> _Data extract_:
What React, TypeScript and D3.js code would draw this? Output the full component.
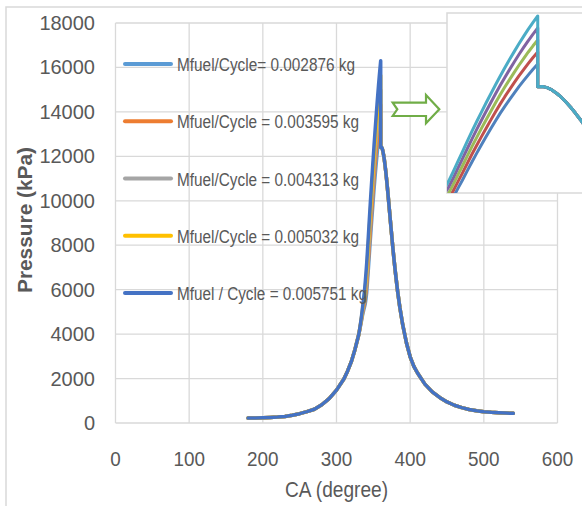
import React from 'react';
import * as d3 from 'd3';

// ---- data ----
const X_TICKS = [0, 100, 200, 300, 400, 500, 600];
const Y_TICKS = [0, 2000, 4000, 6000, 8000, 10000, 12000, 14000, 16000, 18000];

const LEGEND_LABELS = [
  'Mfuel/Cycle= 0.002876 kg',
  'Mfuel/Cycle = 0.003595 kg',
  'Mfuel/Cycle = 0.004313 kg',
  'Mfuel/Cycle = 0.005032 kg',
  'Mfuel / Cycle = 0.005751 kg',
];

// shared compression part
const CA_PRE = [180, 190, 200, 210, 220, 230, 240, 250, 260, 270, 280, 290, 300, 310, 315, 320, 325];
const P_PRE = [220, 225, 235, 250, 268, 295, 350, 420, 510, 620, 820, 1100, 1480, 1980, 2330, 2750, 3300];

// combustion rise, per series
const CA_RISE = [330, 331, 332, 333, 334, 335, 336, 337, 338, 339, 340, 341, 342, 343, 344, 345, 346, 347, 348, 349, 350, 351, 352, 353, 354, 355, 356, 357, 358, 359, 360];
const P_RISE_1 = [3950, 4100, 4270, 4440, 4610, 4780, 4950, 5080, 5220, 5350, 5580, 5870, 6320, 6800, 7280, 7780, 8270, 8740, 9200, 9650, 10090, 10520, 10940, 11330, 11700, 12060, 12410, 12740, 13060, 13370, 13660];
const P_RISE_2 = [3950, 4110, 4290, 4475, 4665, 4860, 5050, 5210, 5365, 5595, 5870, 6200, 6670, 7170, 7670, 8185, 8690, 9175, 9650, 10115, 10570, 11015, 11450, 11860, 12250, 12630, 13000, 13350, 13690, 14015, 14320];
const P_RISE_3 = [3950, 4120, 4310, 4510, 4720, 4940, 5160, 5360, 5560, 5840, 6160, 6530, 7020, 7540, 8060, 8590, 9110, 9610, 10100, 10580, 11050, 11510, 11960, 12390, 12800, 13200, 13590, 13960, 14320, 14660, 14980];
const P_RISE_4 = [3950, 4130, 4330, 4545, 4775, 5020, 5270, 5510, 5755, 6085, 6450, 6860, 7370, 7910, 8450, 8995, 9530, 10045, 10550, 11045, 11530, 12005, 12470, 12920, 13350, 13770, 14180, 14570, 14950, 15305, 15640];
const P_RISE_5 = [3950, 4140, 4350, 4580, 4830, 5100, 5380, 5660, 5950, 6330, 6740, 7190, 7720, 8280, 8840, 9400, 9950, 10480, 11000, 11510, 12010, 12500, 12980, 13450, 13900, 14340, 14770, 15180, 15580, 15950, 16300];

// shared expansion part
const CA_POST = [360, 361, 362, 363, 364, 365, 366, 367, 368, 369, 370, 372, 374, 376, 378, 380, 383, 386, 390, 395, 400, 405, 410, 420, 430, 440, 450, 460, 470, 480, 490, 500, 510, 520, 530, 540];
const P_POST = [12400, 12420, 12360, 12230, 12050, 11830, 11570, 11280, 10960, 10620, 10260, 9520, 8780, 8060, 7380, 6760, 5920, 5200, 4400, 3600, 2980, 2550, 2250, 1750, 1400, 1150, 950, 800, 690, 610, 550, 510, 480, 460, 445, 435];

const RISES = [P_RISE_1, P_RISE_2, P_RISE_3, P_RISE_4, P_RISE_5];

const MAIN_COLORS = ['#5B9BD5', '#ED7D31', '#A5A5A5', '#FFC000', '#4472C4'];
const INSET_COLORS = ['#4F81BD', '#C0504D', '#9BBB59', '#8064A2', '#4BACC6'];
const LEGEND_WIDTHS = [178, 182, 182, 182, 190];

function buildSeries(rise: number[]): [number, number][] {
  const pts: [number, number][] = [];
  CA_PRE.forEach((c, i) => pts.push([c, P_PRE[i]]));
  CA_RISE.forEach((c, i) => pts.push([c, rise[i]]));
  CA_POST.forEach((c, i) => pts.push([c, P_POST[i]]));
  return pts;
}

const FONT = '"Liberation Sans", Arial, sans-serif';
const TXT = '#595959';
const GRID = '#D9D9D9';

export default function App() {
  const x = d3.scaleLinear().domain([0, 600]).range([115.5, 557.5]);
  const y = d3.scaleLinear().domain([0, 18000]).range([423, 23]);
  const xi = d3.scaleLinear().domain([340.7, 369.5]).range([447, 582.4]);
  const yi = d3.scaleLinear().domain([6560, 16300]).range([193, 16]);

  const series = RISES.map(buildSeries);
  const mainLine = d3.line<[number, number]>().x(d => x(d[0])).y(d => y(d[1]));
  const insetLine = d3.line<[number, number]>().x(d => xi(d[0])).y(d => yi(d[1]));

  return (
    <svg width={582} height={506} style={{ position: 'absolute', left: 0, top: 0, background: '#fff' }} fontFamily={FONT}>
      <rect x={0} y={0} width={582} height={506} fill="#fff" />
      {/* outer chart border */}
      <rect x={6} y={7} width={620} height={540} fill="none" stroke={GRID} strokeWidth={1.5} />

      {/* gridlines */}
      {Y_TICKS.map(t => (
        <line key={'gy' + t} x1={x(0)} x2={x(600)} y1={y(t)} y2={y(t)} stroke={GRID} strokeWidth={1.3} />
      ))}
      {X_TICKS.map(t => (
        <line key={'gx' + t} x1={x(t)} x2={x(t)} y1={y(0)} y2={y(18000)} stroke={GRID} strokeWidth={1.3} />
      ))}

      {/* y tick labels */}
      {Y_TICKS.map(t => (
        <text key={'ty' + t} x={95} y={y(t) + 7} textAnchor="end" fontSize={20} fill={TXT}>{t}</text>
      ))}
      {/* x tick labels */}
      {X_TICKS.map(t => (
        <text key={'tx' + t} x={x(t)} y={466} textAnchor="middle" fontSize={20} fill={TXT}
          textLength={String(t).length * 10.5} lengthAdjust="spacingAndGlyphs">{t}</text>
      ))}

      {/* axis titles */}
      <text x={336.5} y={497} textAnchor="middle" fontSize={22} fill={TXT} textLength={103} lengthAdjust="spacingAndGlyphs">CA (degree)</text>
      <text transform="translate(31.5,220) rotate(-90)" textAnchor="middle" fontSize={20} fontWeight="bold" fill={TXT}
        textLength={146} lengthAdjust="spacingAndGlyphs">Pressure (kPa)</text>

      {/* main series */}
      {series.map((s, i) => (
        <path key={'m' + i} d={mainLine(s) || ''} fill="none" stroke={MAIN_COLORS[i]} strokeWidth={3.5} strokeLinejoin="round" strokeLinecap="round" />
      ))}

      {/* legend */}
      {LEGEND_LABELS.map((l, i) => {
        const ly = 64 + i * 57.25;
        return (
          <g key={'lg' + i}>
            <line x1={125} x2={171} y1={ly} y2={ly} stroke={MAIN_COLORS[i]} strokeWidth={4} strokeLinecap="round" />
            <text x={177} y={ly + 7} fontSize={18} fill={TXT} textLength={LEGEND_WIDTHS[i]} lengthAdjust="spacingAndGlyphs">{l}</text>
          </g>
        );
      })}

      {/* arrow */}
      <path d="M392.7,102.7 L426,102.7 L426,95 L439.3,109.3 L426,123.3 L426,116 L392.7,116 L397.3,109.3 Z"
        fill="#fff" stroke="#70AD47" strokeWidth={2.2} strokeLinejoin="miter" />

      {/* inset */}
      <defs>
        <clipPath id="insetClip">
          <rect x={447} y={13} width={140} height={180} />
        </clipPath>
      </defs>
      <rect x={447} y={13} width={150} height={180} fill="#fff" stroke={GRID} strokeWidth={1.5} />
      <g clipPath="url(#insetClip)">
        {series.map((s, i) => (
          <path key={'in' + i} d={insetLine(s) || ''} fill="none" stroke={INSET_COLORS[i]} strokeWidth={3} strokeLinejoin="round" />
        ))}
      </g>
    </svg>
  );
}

> _Exercise aim_: Reproduce the material above verbatim; omit every picture.

> _Complete output_:
What React, TypeScript and D3.js code would draw this? Output the full component.
import React from 'react';
import * as d3 from 'd3';

// ---- data ----
const X_TICKS = [0, 100, 200, 300, 400, 500, 600];
const Y_TICKS = [0, 2000, 4000, 6000, 8000, 10000, 12000, 14000, 16000, 18000];

const LEGEND_LABELS = [
  'Mfuel/Cycle= 0.002876 kg',
  'Mfuel/Cycle = 0.003595 kg',
  'Mfuel/Cycle = 0.004313 kg',
  'Mfuel/Cycle = 0.005032 kg',
  'Mfuel / Cycle = 0.005751 kg',
];

// shared compression part
const CA_PRE = [180, 190, 200, 210, 220, 230, 240, 250, 260, 270, 280, 290, 300, 310, 315, 320, 325];
const P_PRE = [220, 225, 235, 250, 268, 295, 350, 420, 510, 620, 820, 1100, 1480, 1980, 2330, 2750, 3300];

// combustion rise, per series
const CA_RISE = [330, 331, 332, 333, 334, 335, 336, 337, 338, 339, 340, 341, 342, 343, 344, 345, 346, 347, 348, 349, 350, 351, 352, 353, 354, 355, 356, 357, 358, 359, 360];
const P_RISE_1 = [3950, 4100, 4270, 4440, 4610, 4780, 4950, 5080, 5220, 5350, 5580, 5870, 6320, 6800, 7280, 7780, 8270, 8740, 9200, 9650, 10090, 10520, 10940, 11330, 11700, 12060, 12410, 12740, 13060, 13370, 13660];
const P_RISE_2 = [3950, 4110, 4290, 4475, 4665, 4860, 5050, 5210, 5365, 5595, 5870, 6200, 6670, 7170, 7670, 8185, 8690, 9175, 9650, 10115, 10570, 11015, 11450, 11860, 12250, 12630, 13000, 13350, 13690, 14015, 14320];
const P_RISE_3 = [3950, 4120, 4310, 4510, 4720, 4940, 5160, 5360, 5560, 5840, 6160, 6530, 7020, 7540, 8060, 8590, 9110, 9610, 10100, 10580, 11050, 11510, 11960, 12390, 12800, 13200, 13590, 13960, 14320, 14660, 14980];
const P_RISE_4 = [3950, 4130, 4330, 4545, 4775, 5020, 5270, 5510, 5755, 6085, 6450, 6860, 7370, 7910, 8450, 8995, 9530, 10045, 10550, 11045, 11530, 12005, 12470, 12920, 13350, 13770, 14180, 14570, 14950, 15305, 15640];
const P_RISE_5 = [3950, 4140, 4350, 4580, 4830, 5100, 5380, 5660, 5950, 6330, 6740, 7190, 7720, 8280, 8840, 9400, 9950, 10480, 11000, 11510, 12010, 12500, 12980, 13450, 13900, 14340, 14770, 15180, 15580, 15950, 16300];

// shared expansion part
const CA_POST = [360, 361, 362, 363, 364, 365, 366, 367, 368, 369, 370, 372, 374, 376, 378, 380, 383, 386, 390, 395, 400, 405, 410, 420, 430, 440, 450, 460, 470, 480, 490, 500, 510, 520, 530, 540];
const P_POST = [12400, 12420, 12360, 12230, 12050, 11830, 11570, 11280, 10960, 10620, 10260, 9520, 8780, 8060, 7380, 6760, 5920, 5200, 4400, 3600, 2980, 2550, 2250, 1750, 1400, 1150, 950, 800, 690, 610, 550, 510, 480, 460, 445, 435];

const RISES = [P_RISE_1, P_RISE_2, P_RISE_3, P_RISE_4, P_RISE_5];

const MAIN_COLORS = ['#5B9BD5', '#ED7D31', '#A5A5A5', '#FFC000', '#4472C4'];
const INSET_COLORS = ['#4F81BD', '#C0504D', '#9BBB59', '#8064A2', '#4BACC6'];
const LEGEND_WIDTHS = [178, 182, 182, 182, 190];

function buildSeries(rise: number[]): [number, number][] {
  const pts: [number, number][] = [];
  CA_PRE.forEach((c, i) => pts.push([c, P_PRE[i]]));
  CA_RISE.forEach((c, i) => pts.push([c, rise[i]]));
  CA_POST.forEach((c, i) => pts.push([c, P_POST[i]]));
  return pts;
}

const FONT = '"Liberation Sans", Arial, sans-serif';
const TXT = '#595959';
const GRID = '#D9D9D9';

export default function App() {
  const x = d3.scaleLinear().domain([0, 600]).range([115.5, 557.5]);
  const y = d3.scaleLinear().domain([0, 18000]).range([423, 23]);
  const xi = d3.scaleLinear().domain([340.7, 369.5]).range([447, 582.4]);
  const yi = d3.scaleLinear().domain([6560, 16300]).range([193, 16]);

  const series = RISES.map(buildSeries);
  const mainLine = d3.line<[number, number]>().x(d => x(d[0])).y(d => y(d[1]));
  const insetLine = d3.line<[number, number]>().x(d => xi(d[0])).y(d => yi(d[1]));

  return (
    <svg width={582} height={506} style={{ position: 'absolute', left: 0, top: 0, background: '#fff' }} fontFamily={FONT}>
      <rect x={0} y={0} width={582} height={506} fill="#fff" />
      {/* outer chart border */}
      <rect x={6} y={7} width={620} height={540} fill="none" stroke={GRID} strokeWidth={1.5} />

      {/* gridlines */}
      {Y_TICKS.map(t => (
        <line key={'gy' + t} x1={x(0)} x2={x(600)} y1={y(t)} y2={y(t)} stroke={GRID} strokeWidth={1.3} />
      ))}
      {X_TICKS.map(t => (
        <line key={'gx' + t} x1={x(t)} x2={x(t)} y1={y(0)} y2={y(18000)} stroke={GRID} strokeWidth={1.3} />
      ))}

      {/* y tick labels */}
      {Y_TICKS.map(t => (
        <text key={'ty' + t} x={95} y={y(t) + 7} textAnchor="end" fontSize={20} fill={TXT}>{t}</text>
      ))}
      {/* x tick labels */}
      {X_TICKS.map(t => (
        <text key={'tx' + t} x={x(t)} y={466} textAnchor="middle" fontSize={20} fill={TXT}
          textLength={String(t).length * 10.5} lengthAdjust="spacingAndGlyphs">{t}</text>
      ))}

      {/* axis titles */}
      <text x={336.5} y={497} textAnchor="middle" fontSize={22} fill={TXT} textLength={103} lengthAdjust="spacingAndGlyphs">CA (degree)</text>
      <text transform="translate(31.5,220) rotate(-90)" textAnchor="middle" fontSize={20} fontWeight="bold" fill={TXT}
        textLength={146} lengthAdjust="spacingAndGlyphs">Pressure (kPa)</text>

      {/* main series */}
      {series.map((s, i) => (
        <path key={'m' + i} d={mainLine(s) || ''} fill="none" stroke={MAIN_COLORS[i]} strokeWidth={3.5} strokeLinejoin="round" strokeLinecap="round" />
      ))}

      {/* legend */}
      {LEGEND_LABELS.map((l, i) => {
        const ly = 64 + i * 57.25;
        return (
          <g key={'lg' + i}>
            <line x1={125} x2={171} y1={ly} y2={ly} stroke={MAIN_COLORS[i]} strokeWidth={4} strokeLinecap="round" />
            <text x={177} y={ly + 7} fontSize={18} fill={TXT} textLength={LEGEND_WIDTHS[i]} lengthAdjust="spacingAndGlyphs">{l}</text>
          </g>
        );
      })}

      {/* arrow */}
      <path d="M392.7,102.7 L426,102.7 L426,95 L439.3,109.3 L426,123.3 L426,116 L392.7,116 L397.3,109.3 Z"
        fill="#fff" stroke="#70AD47" strokeWidth={2.2} strokeLinejoin="miter" />

      {/* inset */}
      <defs>
        <clipPath id="insetClip">
          <rect x={447} y={13} width={140} height={180} />
        </clipPath>
      </defs>
      <rect x={447} y={13} width={150} height={180} fill="#fff" stroke={GRID} strokeWidth={1.5} />
      <g clipPath="url(#insetClip)">
        {series.map((s, i) => (
          <path key={'in' + i} d={insetLine(s) || ''} fill="none" stroke={INSET_COLORS[i]} strokeWidth={3} strokeLinejoin="round" />
        ))}
      </g>
    </svg>
  );
}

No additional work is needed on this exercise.